### REQUIREMENTS
Transcribe the material exactly. Images do not belong in the copy.

### EXCERPTED DATA

▽

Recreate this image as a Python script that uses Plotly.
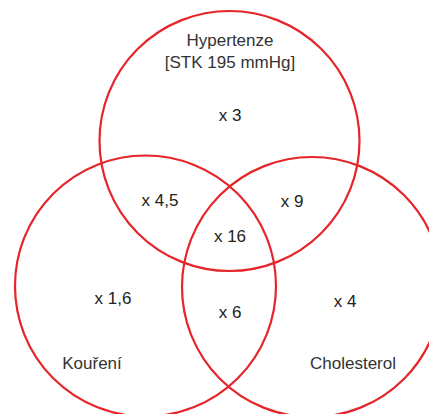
import plotly.graph_objects as go

# Data: set names and relative-risk factors per region
set_names = ["Hypertenze<br>[STK 195 mmHg]", "Kouření", "Cholesterol"]
region_labels = ["x 3", "x 1,6", "x 4", "x 4,5", "x 9", "x 6", "x 16"]

W, H = 437, 414
OFF = 8  # default page body margin
# circle geometry in viewport pixel coordinates (y downward)
circles = [(229.5, 141, 130), (145.5, 286, 130.5), (312, 287, 130)]
name_pos = [(230, 52.5), (92, 365), (353, 365)]
region_pos = [(230, 117), (113, 300), (345, 303), (160, 202), (292, 203), (230, 314), (230, 238)]

FONT = "Liberation Sans, Arial, sans-serif"
fig = go.Figure()
fig.add_trace(go.Scatter(
    x=[p[0] for p in region_pos], y=[p[1] for p in region_pos],
    text=region_labels, mode="text", textposition="middle center",
    textfont=dict(family=FONT, size=17, color="#222222"),
    hoverinfo="skip", showlegend=False, cliponaxis=False))
fig.add_trace(go.Scatter(
    x=[p[0] for p in name_pos], y=[p[1] for p in name_pos],
    text=set_names, mode="text", textposition="middle center",
    textfont=dict(family=FONT, size=17, color="#333333"),
    hoverinfo="skip", showlegend=False, cliponaxis=False))

for cx, cy, r in circles:
    fig.add_shape(type="circle", xref="x", yref="y",
                  x0=cx - r, x1=cx + r, y0=cy - r, y1=cy + r,
                  line=dict(color="#e5252a", width=2.2), fillcolor="rgba(0,0,0,0)")

fig.update_layout(
    width=W - OFF, height=H - OFF, margin=dict(l=0, r=0, t=0, b=0),
    paper_bgcolor="white", plot_bgcolor="white",
    xaxis=dict(range=[OFF, W], visible=False, fixedrange=True),
    yaxis=dict(range=[H, OFF], visible=False, fixedrange=True),
)
fig.write_html("out.html")
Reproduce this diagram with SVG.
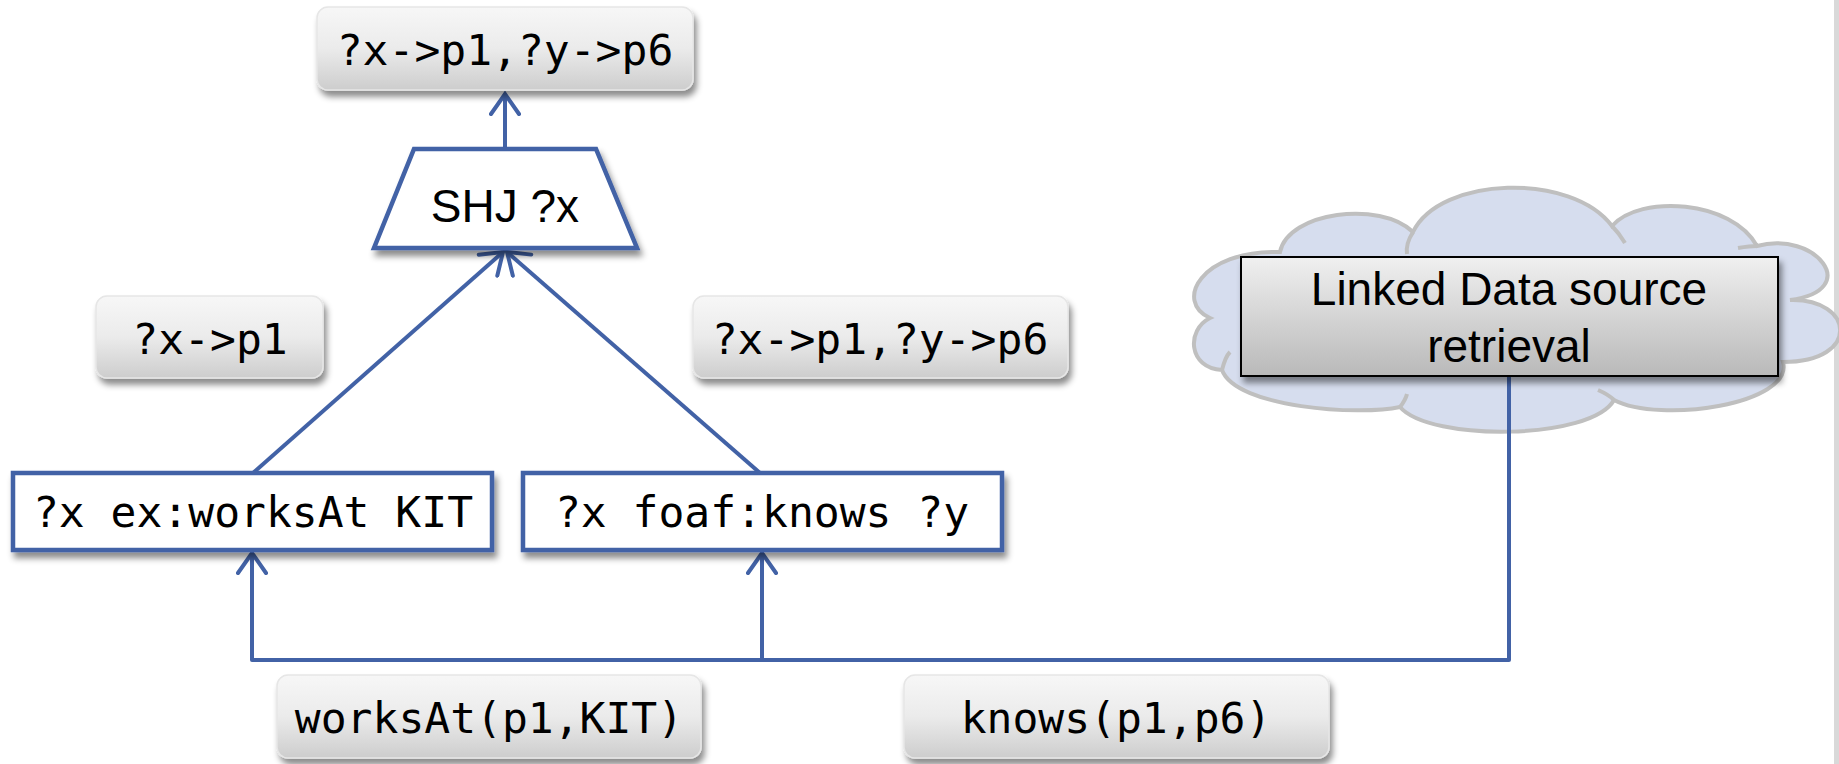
<svg xmlns="http://www.w3.org/2000/svg" width="1839" height="764" viewBox="0 0 1839 764">
<style>
.mono{font-family:"DejaVu Sans Mono","Liberation Mono",monospace;font-size:43px;fill:#000;text-anchor:middle}
.sans{font-family:"Liberation Sans",Arial,sans-serif;font-size:46px;fill:#000;text-anchor:middle}
.gbox{fill:url(#gGray);stroke:#e6e6e6;stroke-width:1.5;filter:url(#sh)}
.qbox{fill:#fff;stroke:#4262a6;stroke-width:4.5;filter:url(#sh)}
.conn{fill:none;stroke:#4262a6;stroke-width:4;stroke-linejoin:round}
.cl{fill:none;stroke:#bfbfbf;stroke-width:4}
</style>
<defs>
<linearGradient id="gGray" x1="0" y1="0" x2="0" y2="1">
<stop offset="0" stop-color="#f7f7f7"/>
<stop offset="0.5" stop-color="#ebebeb"/>
<stop offset="1" stop-color="#cdcdcd"/>
</linearGradient>
<linearGradient id="gLD" x1="0" y1="0" x2="0" y2="1">
<stop offset="0" stop-color="#f0f0f0"/>
<stop offset="1" stop-color="#b9b9b9"/>
</linearGradient>
<filter id="sh" x="-10%" y="-20%" width="125%" height="150%">
<feDropShadow dx="3" dy="6" stdDeviation="3" flood-color="#000" flood-opacity="0.45"/>
</filter>
<marker id="arr" viewBox="-24 -16 28 32" refX="0" refY="0" markerWidth="28" markerHeight="32" markerUnits="userSpaceOnUse" orient="auto">
<path d="M -20 -14 L 0 0 L -20 14" fill="none" stroke="#4262a6" stroke-width="4" stroke-linecap="round" stroke-linejoin="miter"/>
</marker>
</defs>
<rect x="0" y="0" width="1839" height="764" fill="#fff"/>
<rect x="1834" y="0" width="5" height="764" fill="#d9d9d9"/>

<g id="cloud">
<path d="M 1210 318 C 1174 302, 1200 250, 1280 252 C 1288 212, 1380 200, 1413 232 C 1440 176, 1572 172, 1612 226 C 1640 194, 1732 200, 1757 246 C 1815 230, 1864 290, 1790 300 C 1854 298, 1862 362, 1783 362 C 1794 404, 1660 424, 1614 400 C 1592 440, 1430 442, 1400 407 C 1360 416, 1236 408, 1222 370 C 1188 368, 1186 330, 1210 318 Z" fill="#d6ddee" stroke="#bfbfbf" stroke-width="4"/>
<path class="cl" d="M 1413 232 C 1408 240, 1406 248, 1407 254"/>
<path class="cl" d="M 1612 226 C 1618 232, 1622 238, 1625 243"/>
<path class="cl" d="M 1757 246 C 1750 246, 1744 247, 1738 248"/>
<path class="cl" d="M 1614 400 C 1610 396, 1605 393, 1598 390"/>
<path class="cl" d="M 1400 407 C 1404 402, 1406 398, 1407 394"/>
<path class="cl" d="M 1222 370 C 1224 362, 1226 356, 1230 352"/>
</g>

<g id="connectors">
<path class="conn" d="M 505 149 L 505 94" marker-end="url(#arr)"/>
<path class="conn" d="M 253 473 L 503 252" marker-end="url(#arr)"/>
<path class="conn" d="M 760 473 L 507 252" marker-end="url(#arr)"/>
<path class="conn" d="M 1509 376 L 1509 660 L 252 660 L 252 553" marker-end="url(#arr)"/>
<path class="conn" d="M 762 660 L 762 553" marker-end="url(#arr)"/>
</g>

<g id="result-top">
<rect class="gbox" x="317" y="7" width="376" height="83" rx="11"/>
<text class="mono" x="505" y="65">?x-&gt;p1,?y-&gt;p6</text>
</g>

<g id="shj">
<polygon points="414,149 596,149 637,248 374,248" fill="#fff" stroke="#4262a6" stroke-width="4.5" stroke-linejoin="miter" filter="url(#sh)"/>
<text class="sans" x="505" y="222">SHJ ?x</text>
</g>

<g id="binding-left">
<rect class="gbox" x="96" y="296" width="227" height="82" rx="11"/>
<text class="mono" x="210" y="354">?x-&gt;p1</text>
</g>

<g id="binding-right">
<rect class="gbox" x="693" y="296" width="375" height="82" rx="11"/>
<text class="mono" x="880" y="354">?x-&gt;p1,?y-&gt;p6</text>
</g>

<g id="pattern-worksAt">
<rect class="qbox" x="13" y="473" width="479" height="77"/>
<text class="mono" x="253" y="527">?x ex:worksAt KIT</text>
</g>

<g id="pattern-knows">
<rect class="qbox" x="523" y="473" width="479" height="77"/>
<text class="mono" x="762" y="527">?x foaf:knows ?y</text>
</g>

<g id="linked-data">
<rect x="1241" y="257" width="537" height="119" fill="url(#gLD)" stroke="#000" stroke-width="2" filter="url(#sh)"/>
<text class="sans" x="1509" y="305">Linked Data source</text>
<text class="sans" x="1509" y="362">retrieval</text>
</g>

<g id="triple-worksAt">
<rect class="gbox" x="277" y="675" width="424" height="83" rx="11"/>
<text class="mono" x="489" y="733">worksAt(p1,KIT)</text>
</g>

<g id="triple-knows">
<rect class="gbox" x="904" y="675" width="425" height="83" rx="11"/>
<text class="mono" x="1116" y="733">knows(p1,p6)</text>
</g>
</svg>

△

### RESPONSE
Recreate this image as a Python script that uses Plotly.
import plotly.graph_objects as go

# Data: set names and relative-risk factors per region
set_names = ["Hypertenze<br>[STK 195 mmHg]", "Kouření", "Cholesterol"]
region_labels = ["x 3", "x 1,6", "x 4", "x 4,5", "x 9", "x 6", "x 16"]

W, H = 437, 414
OFF = 8  # default page body margin
# circle geometry in viewport pixel coordinates (y downward)
circles = [(229.5, 141, 130), (145.5, 286, 130.5), (312, 287, 130)]
name_pos = [(230, 52.5), (92, 365), (353, 365)]
region_pos = [(230, 117), (113, 300), (345, 303), (160, 202), (292, 203), (230, 314), (230, 238)]

FONT = "Liberation Sans, Arial, sans-serif"
fig = go.Figure()
fig.add_trace(go.Scatter(
    x=[p[0] for p in region_pos], y=[p[1] for p in region_pos],
    text=region_labels, mode="text", textposition="middle center",
    textfont=dict(family=FONT, size=17, color="#222222"),
    hoverinfo="skip", showlegend=False, cliponaxis=False))
fig.add_trace(go.Scatter(
    x=[p[0] for p in name_pos], y=[p[1] for p in name_pos],
    text=set_names, mode="text", textposition="middle center",
    textfont=dict(family=FONT, size=17, color="#333333"),
    hoverinfo="skip", showlegend=False, cliponaxis=False))

for cx, cy, r in circles:
    fig.add_shape(type="circle", xref="x", yref="y",
                  x0=cx - r, x1=cx + r, y0=cy - r, y1=cy + r,
                  line=dict(color="#e5252a", width=2.2), fillcolor="rgba(0,0,0,0)")

fig.update_layout(
    width=W - OFF, height=H - OFF, margin=dict(l=0, r=0, t=0, b=0),
    paper_bgcolor="white", plot_bgcolor="white",
    xaxis=dict(range=[OFF, W], visible=False, fixedrange=True),
    yaxis=dict(range=[H, OFF], visible=False, fixedrange=True),
)
fig.write_html("out.html")
Reproduce this diagram with SVG.
<svg xmlns="http://www.w3.org/2000/svg" width="1839" height="764" viewBox="0 0 1839 764">
<style>
.mono{font-family:"DejaVu Sans Mono","Liberation Mono",monospace;font-size:43px;fill:#000;text-anchor:middle}
.sans{font-family:"Liberation Sans",Arial,sans-serif;font-size:46px;fill:#000;text-anchor:middle}
.gbox{fill:url(#gGray);stroke:#e6e6e6;stroke-width:1.5;filter:url(#sh)}
.qbox{fill:#fff;stroke:#4262a6;stroke-width:4.5;filter:url(#sh)}
.conn{fill:none;stroke:#4262a6;stroke-width:4;stroke-linejoin:round}
.cl{fill:none;stroke:#bfbfbf;stroke-width:4}
</style>
<defs>
<linearGradient id="gGray" x1="0" y1="0" x2="0" y2="1">
<stop offset="0" stop-color="#f7f7f7"/>
<stop offset="0.5" stop-color="#ebebeb"/>
<stop offset="1" stop-color="#cdcdcd"/>
</linearGradient>
<linearGradient id="gLD" x1="0" y1="0" x2="0" y2="1">
<stop offset="0" stop-color="#f0f0f0"/>
<stop offset="1" stop-color="#b9b9b9"/>
</linearGradient>
<filter id="sh" x="-10%" y="-20%" width="125%" height="150%">
<feDropShadow dx="3" dy="6" stdDeviation="3" flood-color="#000" flood-opacity="0.45"/>
</filter>
<marker id="arr" viewBox="-24 -16 28 32" refX="0" refY="0" markerWidth="28" markerHeight="32" markerUnits="userSpaceOnUse" orient="auto">
<path d="M -20 -14 L 0 0 L -20 14" fill="none" stroke="#4262a6" stroke-width="4" stroke-linecap="round" stroke-linejoin="miter"/>
</marker>
</defs>
<rect x="0" y="0" width="1839" height="764" fill="#fff"/>
<rect x="1834" y="0" width="5" height="764" fill="#d9d9d9"/>

<g id="cloud">
<path d="M 1210 318 C 1174 302, 1200 250, 1280 252 C 1288 212, 1380 200, 1413 232 C 1440 176, 1572 172, 1612 226 C 1640 194, 1732 200, 1757 246 C 1815 230, 1864 290, 1790 300 C 1854 298, 1862 362, 1783 362 C 1794 404, 1660 424, 1614 400 C 1592 440, 1430 442, 1400 407 C 1360 416, 1236 408, 1222 370 C 1188 368, 1186 330, 1210 318 Z" fill="#d6ddee" stroke="#bfbfbf" stroke-width="4"/>
<path class="cl" d="M 1413 232 C 1408 240, 1406 248, 1407 254"/>
<path class="cl" d="M 1612 226 C 1618 232, 1622 238, 1625 243"/>
<path class="cl" d="M 1757 246 C 1750 246, 1744 247, 1738 248"/>
<path class="cl" d="M 1614 400 C 1610 396, 1605 393, 1598 390"/>
<path class="cl" d="M 1400 407 C 1404 402, 1406 398, 1407 394"/>
<path class="cl" d="M 1222 370 C 1224 362, 1226 356, 1230 352"/>
</g>

<g id="connectors">
<path class="conn" d="M 505 149 L 505 94" marker-end="url(#arr)"/>
<path class="conn" d="M 253 473 L 503 252" marker-end="url(#arr)"/>
<path class="conn" d="M 760 473 L 507 252" marker-end="url(#arr)"/>
<path class="conn" d="M 1509 376 L 1509 660 L 252 660 L 252 553" marker-end="url(#arr)"/>
<path class="conn" d="M 762 660 L 762 553" marker-end="url(#arr)"/>
</g>

<g id="result-top">
<rect class="gbox" x="317" y="7" width="376" height="83" rx="11"/>
<text class="mono" x="505" y="65">?x-&gt;p1,?y-&gt;p6</text>
</g>

<g id="shj">
<polygon points="414,149 596,149 637,248 374,248" fill="#fff" stroke="#4262a6" stroke-width="4.5" stroke-linejoin="miter" filter="url(#sh)"/>
<text class="sans" x="505" y="222">SHJ ?x</text>
</g>

<g id="binding-left">
<rect class="gbox" x="96" y="296" width="227" height="82" rx="11"/>
<text class="mono" x="210" y="354">?x-&gt;p1</text>
</g>

<g id="binding-right">
<rect class="gbox" x="693" y="296" width="375" height="82" rx="11"/>
<text class="mono" x="880" y="354">?x-&gt;p1,?y-&gt;p6</text>
</g>

<g id="pattern-worksAt">
<rect class="qbox" x="13" y="473" width="479" height="77"/>
<text class="mono" x="253" y="527">?x ex:worksAt KIT</text>
</g>

<g id="pattern-knows">
<rect class="qbox" x="523" y="473" width="479" height="77"/>
<text class="mono" x="762" y="527">?x foaf:knows ?y</text>
</g>

<g id="linked-data">
<rect x="1241" y="257" width="537" height="119" fill="url(#gLD)" stroke="#000" stroke-width="2" filter="url(#sh)"/>
<text class="sans" x="1509" y="305">Linked Data source</text>
<text class="sans" x="1509" y="362">retrieval</text>
</g>

<g id="triple-worksAt">
<rect class="gbox" x="277" y="675" width="424" height="83" rx="11"/>
<text class="mono" x="489" y="733">worksAt(p1,KIT)</text>
</g>

<g id="triple-knows">
<rect class="gbox" x="904" y="675" width="425" height="83" rx="11"/>
<text class="mono" x="1116" y="733">knows(p1,p6)</text>
</g>
</svg>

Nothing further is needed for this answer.